JAX_PLATFORMS=cpu  vmex input.solovev      # force CPU
JAX_PLATFORMS=cuda vmex input.big_case     # force GPU

Persistent compilation cache¶

vmex enables JAX’s persistent XLA compilation cache on accelerators, so the multi-second compile cost is paid once per machine, not once per process.

Warning

cwd-shadowing pitfall. Running python with a working directory that contains a vmex source checkout can shadow the installed package as a namespace package: vmex/__init__.py never runs, the persistent compilation cache is never enabled, and every solve pays the full XLA recompile (measured ~7 s vs ~1.7 s warm on CUDA for solovev). If GPU runs are mysteriously slow, check that python -c "import vmex; print(vmex.__file__)" points where you expect.

Float64 is required (enforced at solver import).

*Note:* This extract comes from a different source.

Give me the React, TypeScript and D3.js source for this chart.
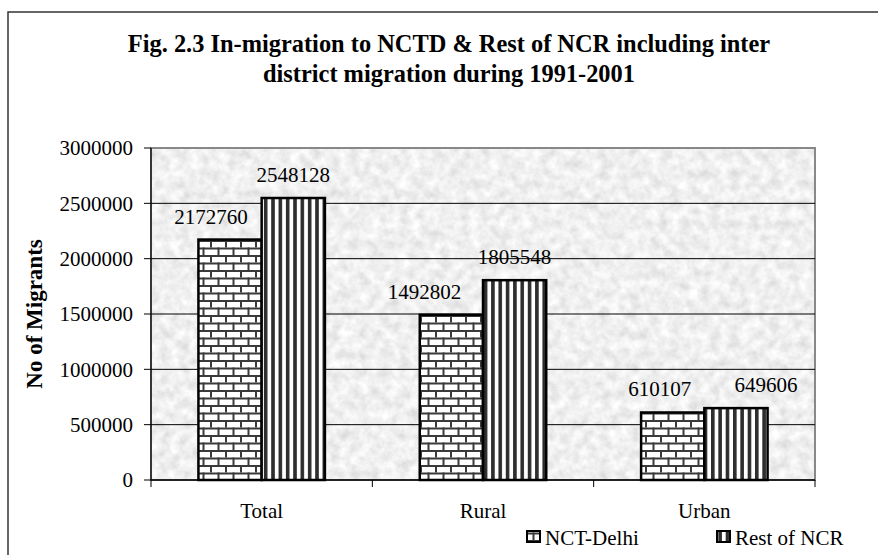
import React from "react";
import * as d3 from "d3";

// Migration figures, 1991-2001
const categories = ["Total", "Rural", "Urban"];
const seriesNames = ["NCT-Delhi", "Rest of NCR"];
const nctDelhi = [2172760, 1492802, 610107];
const restOfNcr = [2548128, 1805548, 649606];
const yTicks = [0, 500000, 1000000, 1500000, 2000000, 2500000, 3000000];
const titleLines = [
  "Fig. 2.3 In-migration to NCTD & Rest of NCR including inter",
  "district migration during 1991-2001",
];
const yTitle = "No of Migrants";

// horizontal nudges of the value labels (per series, per category)
const labelShift = [
  [-19, -27, -13],
  [0, 0, 30],
];

const W = 878;
const H = 555;
const plot = { left: 151, right: 815, top: 148, bottom: 480 };
const FONT = "'Liberation Serif', 'Times New Roman', serif";

export default function App() {
  const x0 = d3.scaleBand<string>().domain(categories).range([plot.left, plot.right]).padding(0);
  const bw = x0.bandwidth();
  const groupW = bw * (2 / 3.5);
  const x1 = d3.scaleBand<string>().domain(seriesNames).range([0, groupW]).padding(0);
  const y = d3.scaleLinear().domain([0, 3000000]).range([plot.bottom, plot.top]);
  const series = [nctDelhi, restOfNcr];
  const fills = ["url(#brick)", "url(#stripes)"];

  const legendItems = [
    { name: seriesNames[0], fill: fills[0], x: 527 },
    { name: seriesNames[1], fill: fills[1], x: 717 },
  ];

  return (
    <svg
      width={W}
      height={H}
      style={{ position: "fixed", left: 0, top: 0, background: "#fff" }}
      fontFamily={FONT}
    >
      <defs>
        <filter id="granite" x="0" y="0" width="100%" height="100%">
          <feTurbulence type="fractalNoise" baseFrequency="0.1" numOctaves={4} seed={7} result="n" />
          <feColorMatrix
            in="n"
            type="matrix"
            values="0.42 0 0 0 0.66  0.42 0 0 0 0.66  0.42 0 0 0 0.66  0 0 0 0 1"
          />
        </filter>
        <pattern id="brick" patternUnits="userSpaceOnUse" width={15} height={15}>
          <rect width={15} height={15} fill="#fff" />
          <rect x={0} y={0} width={15} height={2} fill="#3a3a3a" />
          <rect x={0} y={7.5} width={15} height={2} fill="#3a3a3a" />
          <rect x={0} y={0} width={2} height={7.5} fill="#3a3a3a" />
          <rect x={7.5} y={7.5} width={2} height={7.5} fill="#3a3a3a" />
        </pattern>
        <pattern id="stripes" patternUnits="userSpaceOnUse" width={7.33} height={10}>
          <rect width={7.33} height={10} fill="#fff" />
          <rect x={0} y={0} width={3.6} height={10} fill="#2e2e2e" />
        </pattern>
      </defs>

      {/* outer frame */}
      <rect x={8} y={12} width={W} height={H} fill="none" stroke="#333" strokeWidth={1.5} />

      {/* title */}
      {titleLines.map((t, i) => (
        <text key={i} x={449} y={52 + i * 30} textAnchor="middle" fontWeight="bold" fontSize={24.4}>
          {t}
        </text>
      ))}

      {/* plot background */}
      <rect
        x={plot.left}
        y={plot.top}
        width={plot.right - plot.left}
        height={plot.bottom - plot.top}
        filter="url(#granite)"
      />
      <rect
        x={plot.left}
        y={plot.top}
        width={plot.right - plot.left}
        height={plot.bottom - plot.top}
        fill="none"
        stroke="#888"
        strokeWidth={2}
      />

      {/* grid lines */}
      {yTicks.slice(1, -1).map((t) => (
        <line key={t} x1={plot.left} x2={plot.right} y1={y(t)} y2={y(t)} stroke="#000" strokeWidth={1} />
      ))}

      {/* y axis */}
      <line x1={plot.left} x2={plot.left} y1={plot.top} y2={plot.bottom} stroke="#000" strokeWidth={1.2} />
      {yTicks.map((t) => (
        <g key={t}>
          <line x1={plot.left - 7} x2={plot.left} y1={y(t)} y2={y(t)} stroke="#000" strokeWidth={1} />
          <text x={133} y={y(t)} dy="0.35em" textAnchor="end" fontSize={21}>
            {t}
          </text>
        </g>
      ))}
      <text
        transform={`translate(42,${(plot.top + plot.bottom) / 2}) rotate(-90)`}
        textAnchor="middle"
        fontWeight="bold"
        fontSize={23}
      >
        {yTitle}
      </text>

      {/* bars */}
      {categories.map((c, ci) => {
        const gx = (x0(c) ?? 0) + (bw - groupW) / 2;
        return (
          <g key={c}>
            {series.map((vals, si) => {
              const bx = gx + (x1(seriesNames[si]) ?? 0);
              const top = y(vals[ci]);
              return (
                <g key={si}>
                  <rect
                    x={bx}
                    y={top}
                    width={x1.bandwidth()}
                    height={plot.bottom - top}
                    fill={fills[si]}
                    stroke="#000"
                    strokeWidth={2.5}
                  />
                  <text
                    x={bx + x1.bandwidth() / 2 + labelShift[si][ci]}
                    y={top - 16}
                    textAnchor="middle"
                    fontSize={21}
                  >
                    {vals[ci]}
                  </text>
                </g>
              );
            })}
          </g>
        );
      })}

      {/* x axis */}
      <line x1={plot.left} x2={plot.right} y1={plot.bottom} y2={plot.bottom} stroke="#000" strokeWidth={1.5} />
      {[...categories.map((c) => x0(c) ?? 0), plot.right].map((xv, i) => (
        <line key={i} x1={xv} x2={xv} y1={plot.bottom} y2={plot.bottom + 7} stroke="#000" strokeWidth={1} />
      ))}
      {categories.map((c) => (
        <text key={c} x={(x0(c) ?? 0) + bw / 2} y={518} textAnchor="middle" fontSize={21}>
          {c}
        </text>
      ))}

      {/* legend */}
      {legendItems.map((it) => (
        <g key={it.name}>
          <rect x={it.x} y={531} width={13} height={11} fill={it.fill} stroke="#000" strokeWidth={2} />
          <text x={it.x + 18} y={545} fontSize={21}>
            {it.name}
          </text>
        </g>
      ))}
    </svg>
  );
}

On GPUs this means fp64 arithmetic, but the solve is latency- rather than FLOP-bound at benchmark sizes: the tridiagonal preconditioner solve, for instance, measures identical fp32/fp64 GPU times (~15 us per radial row, independent of the number of spectral columns).

Reproducing the numbers¶

python benchmarks/run_baseline.py         # CPU suite -> benchmarks/baseline.json
python benchmarks/run_gpu_matrix.py       # GPU matrix -> benchmarks/gpu_baseline.json
python benchmarks/profile_production.py   # the five production workflows
pytest tests/test_parity_breadth.py     # end-to-end parity suite

The parity suite needs the golden VMEC2000 fixtures (fetched release assets); it is skipped automatically when they are unavailable.